WHAT YOU WILL DO
Make an exact copy of the records, with the pictures left out.

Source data
---------------

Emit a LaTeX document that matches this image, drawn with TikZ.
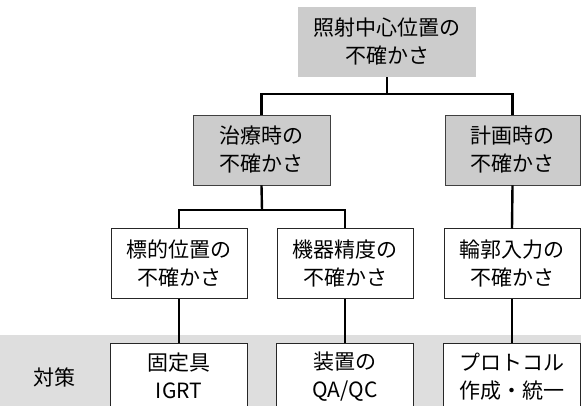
\documentclass[tikz,border=0pt]{standalone}
\usepackage{fontspec}
\setmainfont{Noto Sans CJK JP}
\begin{document}
\begin{tikzpicture}[x=1pt,y=-1pt,
  every node/.style={font=\fontsize{21}{28}\selectfont, align=center, inner sep=0pt},
  greybox/.style={rectangle, fill=black!20, minimum width=#1, minimum height=70pt},
  greyframe/.style={greybox=#1, draw=black!75, line width=0.8pt},
  whitebox/.style={rectangle, fill=white, draw=black!85, line width=1pt, minimum width=#1, minimum height=69pt},
  openbox/.style={rectangle, fill=white, minimum width=#1, minimum height=66pt, anchor=north},
  conn/.style={draw=black, line width=2.4pt},
  side/.style={draw=black!85, line width=1pt}]
\useasboundingbox (0,0) rectangle (581,406);
\clip (0,0) rectangle (581,406);
\fill[white] (0,0) rectangle (581,406);
% bottom band
\fill[black!13] (0,335) rectangle (581,406);
% nodes
\node[greybox=178pt] (top) at (387,42) {照射中心位置の\\不確かさ};
\node[greyframe=137pt] (chiryo) at (261.5,150) {治療時の\\不確かさ};
\node[greyframe=135pt] (keikaku) at (512.5,150) {計画時の\\不確かさ};
\node[whitebox=136pt] (hyoteki) at (179,263.5) {標的位置の\\不確かさ};
\node[whitebox=136pt] (kiki) at (345,263.5) {機器精度の\\不確かさ};
\node[whitebox=136pt] (rinkaku) at (512,263.5) {輪郭入力の\\不確かさ};
\node (taisaku) at (55,377) {対策};
\node[openbox=136pt] (kotei) at (179,343) {固定具\\IGRT};
\node[openbox=136pt] (sochi) at (345,343) {装置の\\QA/QC};
\node[openbox=136pt] (proto) at (512,343) {プロトコル\\作成・統一};
% open box sides
\foreach \b in {kotei,sochi,proto}{
  \draw[side] ([yshift=-6pt]\b.south west) -- (\b.north west) -- (\b.north east) -- ([yshift=-6pt]\b.south east);
}
% connectors
\coordinate (j1) at (387,94);
\coordinate (j2) at (262,210);
\draw[conn] (top.south) -- (j1);
\draw[conn] (j1) -| (chiryo.north);
\draw[conn] (j1) -| (keikaku.north);
\draw[conn] (chiryo.south) -- (j2);
\draw[conn] (j2) -| (hyoteki.north);
\draw[conn] (j2) -| (kiki.north);
\draw[conn] (keikaku.south) -- (rinkaku.north);
\draw[conn] (hyoteki.south) -- (kotei.north);
\draw[conn] (kiki.south) -- (sochi.north);
\draw[conn] (rinkaku.south) -- (proto.north);
\end{tikzpicture}
\end{document}
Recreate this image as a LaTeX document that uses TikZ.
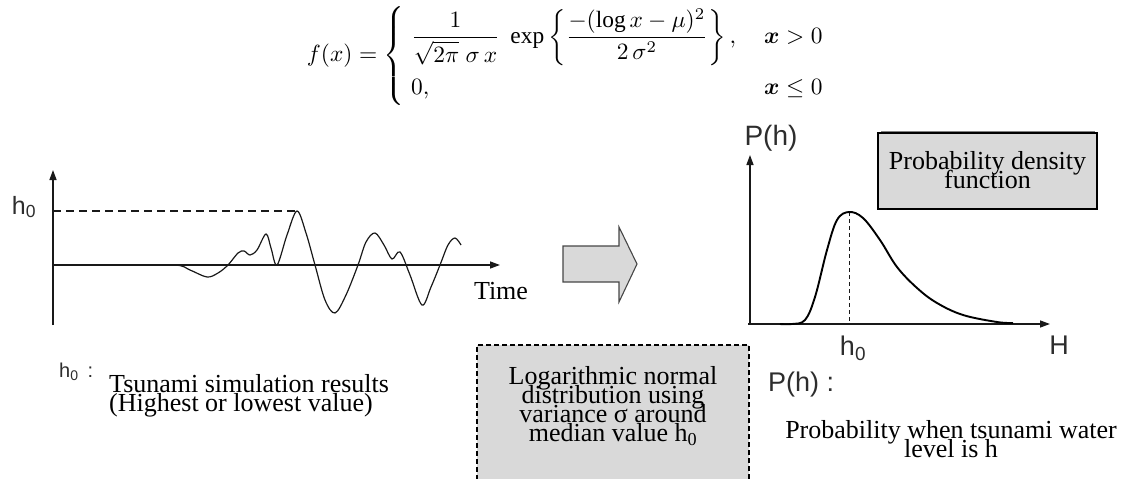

---------------

EXERCISE RESULT
Emit a LaTeX document that matches this image, drawn with TikZ.
\documentclass[tikz,border=0pt]{standalone}
\usepackage{fontspec}
\setmainfont{Noto Sans CJK JP}
\begin{document}
\begin{tikzpicture}[x=1pt,y=-1pt,
  every node/.style={font=\fontsize{21}{28}\selectfont, align=center, inner sep=0pt},
  greybox/.style={rectangle, fill=black!20, minimum width=#1, minimum height=70pt},
  greyframe/.style={greybox=#1, draw=black!75, line width=0.8pt},
  whitebox/.style={rectangle, fill=white, draw=black!85, line width=1pt, minimum width=#1, minimum height=69pt},
  openbox/.style={rectangle, fill=white, minimum width=#1, minimum height=66pt, anchor=north},
  conn/.style={draw=black, line width=2.4pt},
  side/.style={draw=black!85, line width=1pt}]
\useasboundingbox (0,0) rectangle (581,406);
\clip (0,0) rectangle (581,406);
\fill[white] (0,0) rectangle (581,406);
% bottom band
\fill[black!13] (0,335) rectangle (581,406);
% nodes
\node[greybox=178pt] (top) at (387,42) {照射中心位置の\\不確かさ};
\node[greyframe=137pt] (chiryo) at (261.5,150) {治療時の\\不確かさ};
\node[greyframe=135pt] (keikaku) at (512.5,150) {計画時の\\不確かさ};
\node[whitebox=136pt] (hyoteki) at (179,263.5) {標的位置の\\不確かさ};
\node[whitebox=136pt] (kiki) at (345,263.5) {機器精度の\\不確かさ};
\node[whitebox=136pt] (rinkaku) at (512,263.5) {輪郭入力の\\不確かさ};
\node (taisaku) at (55,377) {対策};
\node[openbox=136pt] (kotei) at (179,343) {固定具\\IGRT};
\node[openbox=136pt] (sochi) at (345,343) {装置の\\QA/QC};
\node[openbox=136pt] (proto) at (512,343) {プロトコル\\作成・統一};
% open box sides
\foreach \b in {kotei,sochi,proto}{
  \draw[side] ([yshift=-6pt]\b.south west) -- (\b.north west) -- (\b.north east) -- ([yshift=-6pt]\b.south east);
}
% connectors
\coordinate (j1) at (387,94);
\coordinate (j2) at (262,210);
\draw[conn] (top.south) -- (j1);
\draw[conn] (j1) -| (chiryo.north);
\draw[conn] (j1) -| (keikaku.north);
\draw[conn] (chiryo.south) -- (j2);
\draw[conn] (j2) -| (hyoteki.north);
\draw[conn] (j2) -| (kiki.north);
\draw[conn] (keikaku.south) -- (rinkaku.north);
\draw[conn] (hyoteki.south) -- (kotei.north);
\draw[conn] (kiki.south) -- (sochi.north);
\draw[conn] (rinkaku.south) -- (proto.north);
\end{tikzpicture}
\end{document}
Recreate this image as a LaTeX document that uses TikZ.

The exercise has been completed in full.